I once had a conversation about why an all-powerful, benevolent God would allow for the existence of the Devil – and it was interesting, so I thought I’d share.  Though that was years ago, the essence of that conversation remains with me.  So this post is not a properly quoted and cited paper, but a story blurred by years, my own imperfect memory, and my penchant for theatrics.  I beg your indulgence.

“Why does the Devil exist if God is so benevolent and powerful?

I saw a movie once called ‘Constantine’ that starred Keanu Reeves.  And I wouldn’t call it a great movie, but I enjoyed it.  But there’s a quote in that film that really got me thinking.

‘What if I told you that God and the Devil made a wager, a kind of standing bet for the souls of all mankind?’

Now, admittedly, this is a strange thing to find inspiring, but I’m not the type to ignore good advice – not even if it comes from an unusual source.  Because what if God and the Devil made a bet?  Why in the world would they do that?

As the story goes, the Devil fell from grace because he rebelled against God.  The story of why changes depending on your source, so I’ll decline to make any assertions there.  Ultimately, it does not matter.  The Devil fell, and opposed God.  And that is his nature.

But what of the nature of God?  If he is benevolent, why does he allow someone as wicked as the Devil to prey upon mankind?  This is even more confusing since God’s all-powerful nature should allow him to easily best the Devil.  Yet, he remains.

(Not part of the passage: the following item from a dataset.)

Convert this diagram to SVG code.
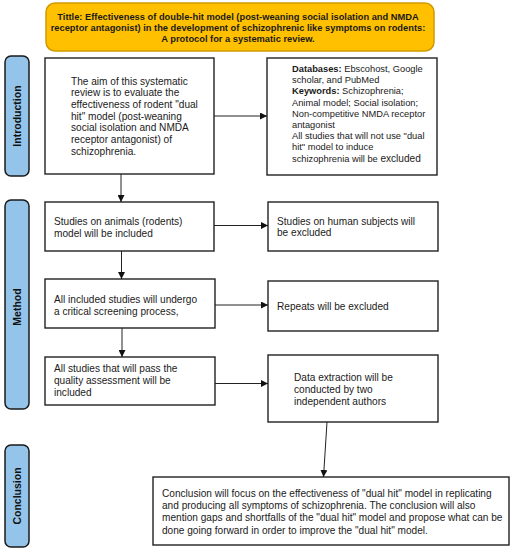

In the film, the characters assert or make the assumption that God and the Devil are engaged in a war, and that whomever gathers the most souls will win.  To that end, the Devil tempts people and God tries to save them.  Mankind is in the middle, both the victims of this war and the trophy.

But what if it is not that simple?

God is supposed to be benevolent – or all-good, to follow the ‘all-something’ descriptions of Him.  He is trying to save everyone.  That is why most people wonder why he does not simply smite the Devil and destroy him forever.  But to that line of thinking, I ask this question:

Whom is in greater need of saving than the Devil himself?

The Devil was once one of God’s most treasured angels.  But even though he fell, God’s own son tells the story of the prodigal son:  the story of a wayward son who returns home after selfish choices lead him to misfortune.  Yet that son is welcomed home with celebration, for his father is simply happy to see his son alive again.

Is the bet between God and the Devil not about who wins mankind, but an attempt by a father to bring his most wayward son back into the fold?

Because of that, it may seem like we are mere pawns in this game.  But I disagree.  We are not victims caught in the crossfire.  We are not the chips on the table.  We may be pieces on the board, but remember the pawn is far more powerful than it appears.  It can become any piece in time.  And so are we, in my opinion.

I think we are paladins, and we fight to save the world.  But the world is not merely buildings and roads.  It is not just trees and grass and flowers.  It is countries and cultures.  It is people.  And for every soul we save, we keep one more star in the sky from falling.

But is not the Morning Star the greatest star of them all?  But who mourns its fall?  Who would try to hang it back up in the sky, against all odds?  Who would forgive all grievances and welcome even the Devil back home?

A father would.  For the prodigal son – oh yes, a Father would.”